Gentle movement, specifically, has the advantage of being doable when you’re already depleted. It doesn’t pile on more stress. It invites the body to re-enter motion without triggering the same “push harder” scripts that harsh self-talk often feeds. And perhaps most importantly — it reminds you that your body is not just a container for your thoughts. It is an active, living ally in changing them.
Gentle Movement, Gentle Mind
The beautiful thing is that the movement doesn’t need to be fancy or long or even outside. It just needs to be:
- Intentional — you’re doing it for you
- Interruptive — it breaks the loop
- Accessible — you can do it in your current state (yes, even in pajamas)
When I’m deep in shame or self-criticism, I try to pause. Not to fix everything.

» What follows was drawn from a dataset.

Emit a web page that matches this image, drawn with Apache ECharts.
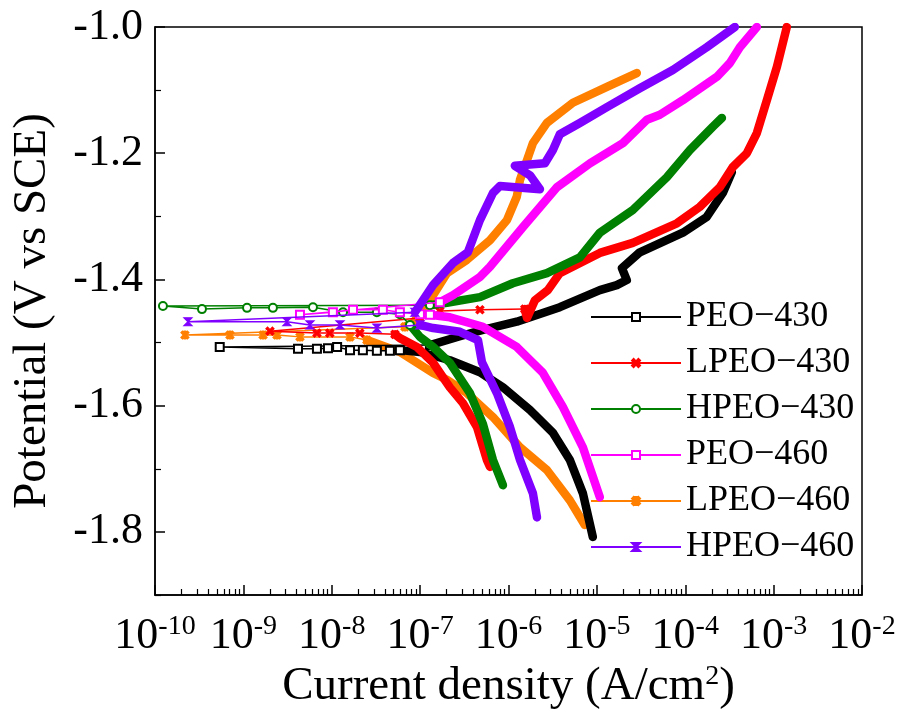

Not to solve the problem. But to move my body — even for 5 minutes.
Sometimes it’s:
- Reaching my arms overhead while seated
- Rocking side to side with my feet planted
- Standing and doing shoulder rolls
- Walking slowly from one end of the room to the other, intentionally
And here’s what often happens: once I’m moving, my breath changes. My vision softens. My awareness shifts from the tight, closed loop in my head to the sensory details around me — the light coming in through the window, the texture of the floor under my feet, the sound of my own exhale. Sometimes I notice my shoulders have dropped an inch without me trying. My jaw unclenches. My gaze lifts just enough to see more of the room, more of the world.
This isn’t about pretending everything is fine. It’s about creating just enough space for the body to remember it has more options than “brace and collapse.”
Practical Ways to Try It
If you’re not sure where to start, try asking your body instead of your brain:
- What would feel good right now?
- What movement might help me shift from stuck to soft, from critical to curious?
Here are three approaches that have worked for me and for people I’ve worked with:
- The 30-Second Shift
- Set a timer for 30 seconds. Stand, stretch, sway, or walk in place.
- No overthinking — just move until the timer stops.
- Anchor + Motion
- Pick a song you love. Play it and let your body decide what happens.
- Even small motions — tapping a foot, nodding your head — count.
- Outside Reset
- Step outside for even one minute.
- Feel your feet on the ground. Let your eyes focus on something far away.
The point is not to do it “right.” The point is to interrupt the mean voice before it becomes the only one you can hear.
The Weekly Flow
Here’s what this week looks like in the #MyPeacein50 rhythm:
- Monday → This blog goes live
- Tuesday–Thursday → I’ll share prompts, quotes, and movement practices on Instagram, LinkedIn, and Facebook
- Friday → A short, honest video reflecting on how the practice actually went — messy, real, human
You’re invited to join in however it feels right:
- Quietly follow
- Share using #MyPeacein50
- Try one walk — even just to the mailbox
- Or download the free Calm Calendar for extra support
No pressure. Just presence.
What I’m Loving This Week
- Sound: Crickets humming outside my window, reminding me it’s okay to slow down.
- Practice: Easy movement. No tracking, no pressure. Just showing up.
- Tool: Insight Timer — quick guided meditations for walking, movement, or grounding.
- Quote: “Talk to yourself like someone you love.” — Brené Brown
- Song: Wish You Were Here – Pink Floyd. I recently lost my brother, and the grief is real. He loved good music, and this one always hits deep. It’s honest. And beautiful. Just like grief.
Your Invitation
If you catch yourself stuck in the spiral this week, don’t try to win an argument with your inner critic. Instead, change the channel with your body. Move, even briefly. Feel your feet. Breathe with your movement.
The mean voice might still be there — but movement reminds you it’s not the only voice that matters. And over time, that reminder becomes its own form of resilience.